6. Performing the Procedure: Using the images from the laparoscope as a guide, the surgeon performs the necessary procedure. This could include anything from examining organs and taking biopsies to removing cysts, repairing tissue, or performing more complex surgeries.

7. Closure: Once the procedure is complete, the instruments are removed, and the gas is released from the abdomen. The incisions are then closed with stitches, staples, or surgical glue.

8. Recovery: After the surgery, you'll be monitored in a recovery room until you're fully awake. You may experience some pain, bloating, and possibly shoulder pain (from the gas). Most laparoscopic procedures are outpatient, meaning you can go home the same day.
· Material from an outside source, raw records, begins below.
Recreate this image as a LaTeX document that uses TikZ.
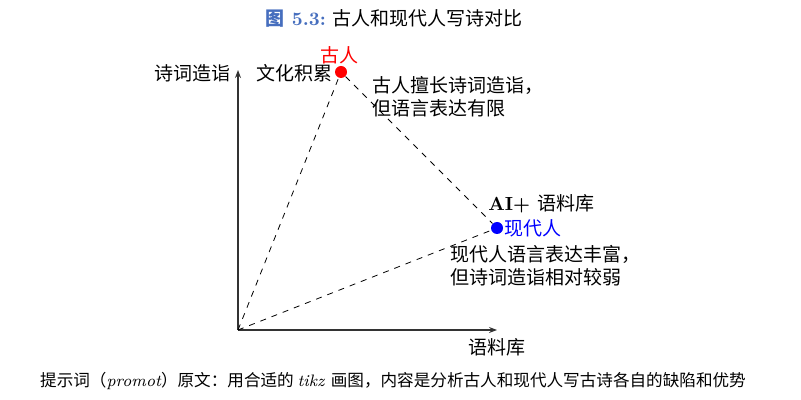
\documentclass[tikz,border=0pt]{standalone}
\usepackage{fontspec}
\newfontfamily\cjk{Noto Sans CJK SC}
\usetikzlibrary{arrows.meta,positioning}
\definecolor{capblue}{RGB}{70,110,190}

\begin{document}
\begin{tikzpicture}[
    x=0.5pt, y=-0.5pt,
    every node/.style={font=\cjk\fontsize{9.5}{11.5}\selectfont, inner sep=1pt},
    axis/.style={-{Stealth[length=4pt,width=3pt]}, semithick, black!80},
    link/.style={dashed, thin},
    dot/.style={circle, inner sep=0pt, minimum size=6pt},
    note/.style={align=left, anchor=north west}
]
\useasboundingbox (0,0) rectangle (801,400);

% 坐标轴
\coordinate (o) at (238,330);
\coordinate (xend) at (497,330);
\coordinate (yend) at (238,70);
\draw[axis] (o) -- (xend);
\draw[axis] (o) -- (yend);
\node[anchor=north] (xlab) at (497,336) {语料库};
\node[anchor=east] (ylab) at (233,73) {诗词造诣};

% 两个点
\node[dot, fill=red] (gu) at (341,72) {};
\node[dot, fill=blue] (xian) at (497,228) {};
\node[red, anchor=south] (gulab) at (339,66) {古人};
\node[anchor=east] (wenhua) at (335,73) {文化积累};
\node[blue, anchor=west] (xianlab) at (502,228) {现代人};
\node[anchor=south west] (ai) at (486,215) {\rmfamily\bfseries AI+ \cjk\mdseries 语料库};

% 虚线
\draw[link] (o) -- (gu);
\draw[link] (o) -- (xian);
\draw[link] (gu) -- (xian);

% 说明
\node[note] (gunote) at (370,74) {古人擅长诗词造诣，\\但语言表达有限};
\node[note] (xiannote) at (448,243) {现代人语言表达丰富，\\但诗词造诣相对较弱};

% 标题与提示词
\node (title) at (394,18) {{\color{capblue}\bfseries 图\rmfamily\ 5.3:}\rmfamily\ \cjk 古人和现代人写诗对比};
\node[font=\cjk\fontsize{8.3}{10}\selectfont] (prompt) at (393,381) {提示词（\rmfamily\itshape promot\cjk\upshape ）原文：用合适的 \rmfamily\itshape tikz \cjk\upshape 画图，内容是分析古人和现代人写古诗各自的缺陷和优势};

\end{tikzpicture}
\end{document}
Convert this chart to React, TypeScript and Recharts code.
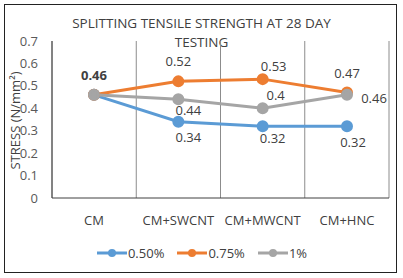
import { LineChart, Line, XAxis, YAxis, CartesianGrid, Legend, LabelList } from "recharts";

// categorias e valores
const categories = ["CM", "CM+SWCNT", "CM+MWCNT", "CM+HNC"];
const gridPositions = [0, 1, 2, 3, 4];
const yTicks = [0, 0.1, 0.2, 0.3, 0.4, 0.5, 0.6, 0.7];

const s050 = [0.46, 0.34, 0.32, 0.32];
const s075 = [0.46, 0.52, 0.53, 0.47];
const s100 = [0.46, 0.44, 0.4, 0.46];

// deslocamento dos rótulos de cada ponto (null = sem rótulo)
const offs050: ([number, number] | null)[] = [null, [10, 17], [10, 13], [6, 17]];
const offs075: ([number, number] | null)[] = [[0, -18], [0, -19], [11, -12], [0, -18]];
const offs100: ([number, number] | null)[] = [null, [10, 12], [13, -12], [27, 5]];

const data = categories.map((name, i) => ({
  name,
  a: s050[i],
  b: s075[i],
  c: s100[i],
}));

const FONT = "'Open Sans', sans-serif";

const labelRenderer = (offs: ([number, number] | null)[], boldFirst = false) => (props: any) => {
  const { x, y, value, index } = props;
  const o = offs[index];
  if (!o) return null;
  return (
    <text
      x={x + o[0]}
      y={y + o[1]}
      textAnchor="middle"
      dominantBaseline="middle"
      fontSize={13}
      fontFamily={FONT}
      fontWeight={boldFirst && index === 0 ? 700 : 400}
      fill="#404040"
    >
      {value}
    </text>
  );
};

const renderLegend = () => {
  const items = [
    { color: "#5B9BD5", name: "0.50%" },
    { color: "#ED7D31", name: "0.75%" },
    { color: "#A5A5A5", name: "1%" },
  ];
  return (
    <div style={{ display: "flex", justifyContent: "center", gap: 12, fontFamily: FONT, fontSize: 13, color: "#404040" }}>
      {items.map((it) => (
        <div key={it.name} style={{ display: "flex", alignItems: "center" }}>
          <svg width={32} height={10}>
            <line x1={1} y1={5} x2={31} y2={5} stroke={it.color} strokeWidth={3} />
            <circle cx={16} cy={5} r={4} fill={it.color} />
          </svg>
          <span>{it.name}</span>
        </div>
      ))}
    </div>
  );
};

// linhas verticais nas fronteiras entre categorias
const gridGenerator = ({ offset }: any) =>
  gridPositions.map((i) => offset.left + (i * offset.width) / categories.length);

const App = () => {
  return (
    <div style={{ position: "absolute", left: 0, top: 0, width: 403, height: 278, background: "#fff" }}>
      <div
        style={{
          position: "absolute",
          left: 4,
          top: 4,
          width: 391,
          height: 267,
          border: "1px solid #222",
        }}
      />
      <div
        style={{
          position: "absolute",
          left: 0,
          width: 403,
          top: 14,
          textAlign: "center",
          fontFamily: FONT,
          fontSize: 13.5,
          color: "#404040",
          lineHeight: "19px",
        }}
      >
        SPLITTING TENSILE STRENGTH AT 28 DAY
        <br />
        TESTING
      </div>
      <LineChart width={403} height={278} data={data} margin={{ top: 41, right: 14, left: 0, bottom: 22 }}>
        <CartesianGrid horizontal={false} stroke="#8c8c8c" verticalCoordinatesGenerator={gridGenerator} />
        <XAxis
          dataKey="name"
          padding={{ left: 42, right: 42 }}
          height={40}
          tickLine={false}
          tickMargin={12}
          stroke="#404040"
          tick={{ fill: "#404040", fontSize: 13, fontFamily: FONT, dy: 0 }}
        />
        <YAxis
          domain={[0, 0.7]}
          ticks={yTicks}
          interval={0}
          width={52}
          tickSize={0}
          tickMargin={14}
          stroke="#404040"
          tick={{ fill: "#595959", fontSize: 13, fontFamily: FONT }}
          label={{
            value: "STRESS (N/mm²)",
            angle: -90,
            position: "insideLeft",
            dx: 10,
            dy: 50,
            style: { fill: "#404040", fontSize: 13, fontFamily: FONT },
          }}
        />
        <Legend content={renderLegend} wrapperStyle={{ top: 244, left: 0, width: 403 }} />
        <Line dataKey="a" name="0.50%" stroke="#5B9BD5" strokeWidth={3} dot={{ r: 4.5, fill: "#5B9BD5", stroke: "#5B9BD5" }} isAnimationActive={false}>
          <LabelList dataKey="a" content={labelRenderer(offs050)} />
        </Line>
        <Line dataKey="b" name="0.75%" stroke="#ED7D31" strokeWidth={3} dot={{ r: 4.5, fill: "#ED7D31", stroke: "#ED7D31" }} isAnimationActive={false}>
          <LabelList dataKey="b" content={labelRenderer(offs075, true)} />
        </Line>
        <Line dataKey="c" name="1%" stroke="#A5A5A5" strokeWidth={3} dot={{ r: 4.5, fill: "#A5A5A5", stroke: "#A5A5A5" }} isAnimationActive={false}>
          <LabelList dataKey="c" content={labelRenderer(offs100)} />
        </Line>
      </LineChart>
    </div>
  );
};

export default App;
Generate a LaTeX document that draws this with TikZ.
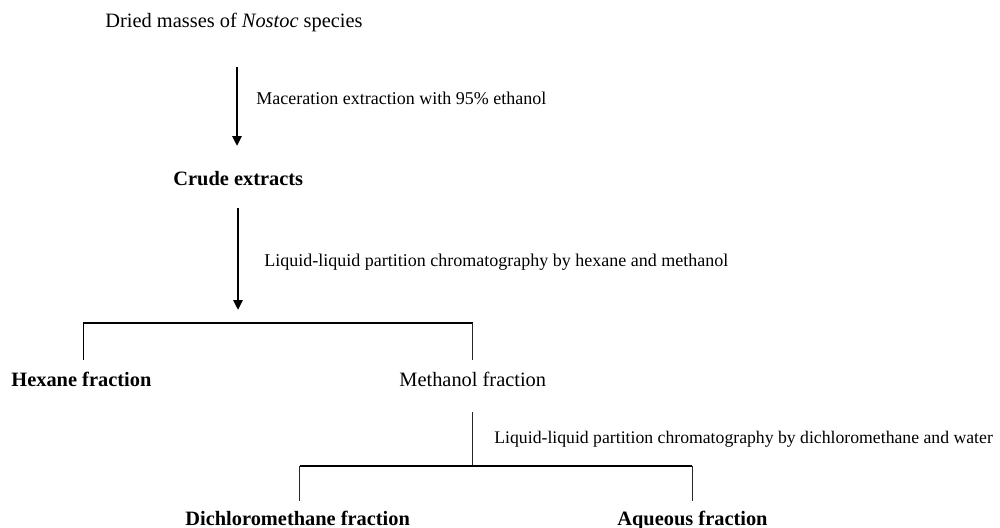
\documentclass[tikz,border=0pt]{standalone}
\usepackage{fontspec}
\setmainfont{Liberation Serif}
\usetikzlibrary{arrows.meta}
\begin{document}
\begin{tikzpicture}[x=0.5pt,y=-0.5pt,
  lbl/.style={inner sep=0pt,anchor=base west,font=\fontsize{10.2}{12}\selectfont},
  blbl/.style={lbl,font=\fontsize{10.2}{12}\selectfont\bfseries},
  slbl/.style={lbl,font=\fontsize{9}{11}\selectfont},
  flowarrow/.style={line width=1.3pt,-{Triangle[width=4.5pt,length=5pt]}},
  bracket/.style={line width=0.7pt},
  thinline/.style={line width=0.55pt,black!85}]
\useasboundingbox (0,0) rectangle (1000,527);
\node[lbl] (dried) at (105,27) {Dried masses of \textit{Nostoc} species};
\node[slbl] (mac) at (256,104.5) {Maceration extraction with 95\% ethanol};
\node[blbl] (crude) at (173,185) {Crude extracts};
\node[slbl] (liq1) at (264,266) {Liquid-liquid partition chromatography by hexane and methanol};
\node[blbl] (hex) at (11,386) {Hexane fraction};
\node[lbl] (meth) at (399,386) {Methanol fraction};
\node[slbl,font=\fontsize{8.85}{11}\selectfont] (liq2) at (494,443) {Liquid-liquid partition chromatography by dichloromethane and water};
\node[blbl] (dcm) at (185,525) {Dichloromethane fraction};
\node[blbl] (aq) at (617,525) {Aqueous fraction};
\coordinate (a1s) at (237,67);
\coordinate (a1e) at (237,146);
\coordinate (a2s) at (238,208);
\coordinate (a2e) at (238,310);
\coordinate (b1) at (0,323);
\coordinate (t1) at (0,360);
\coordinate (m2) at (0,412);
\coordinate (b2) at (0,466);
\coordinate (t2) at (0,501);
\draw[flowarrow] (a1s) -- (a1e);
\draw[flowarrow] (a2s) -- (a2e);
\draw[bracket] ([xshift=1pt]hex.north |- t1) -- ([xshift=1pt]hex.north |- b1) -- (meth.north |- b1);
\draw[thinline] (meth.north |- b1) -- (meth.north |- t1);
\draw[thinline] (meth.north |- m2) -- (meth.north |- b2);
\draw[bracket] ([xshift=1pt]dcm.north |- b2) -- (aq.north |- b2);
\draw[thinline] ([xshift=1pt]dcm.north |- b2) -- ([xshift=1pt]dcm.north |- t2);
\draw[thinline] (aq.north |- b2) -- (aq.north |- t2);
\end{tikzpicture}
\end{document}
Recovery time varies depending on the specific procedure, but it's generally much shorter than with traditional open surgery.

Laparoscopic surgery is generally considered safe, and in many cases, safer than traditional open surgery.

Why it's generally safe:

• Minimally invasive: The small incisions used in laparoscopy mean less trauma to the body compared to traditional surgery. This translates to:
  • Less pain
  • Reduced blood loss
  • Lower risk of infection
  • Smaller scars
  • Faster recovery time
• Improved visualization: The laparoscope provides a magnified view of the internal organs, allowing surgeons to perform procedures with greater precision.

Laparoscopic surgery allows internal intervention without a large abdominal incision. The tiny incisions minimize pain and scarring, while the camera provides enhanced visualization for greater surgical precision.

Post-operative recovery is less painful, requires less medication, and carries a reduced risk of infection. Patients typically experience a faster recovery, shorter hospital stays, and often go home the same day as surgery.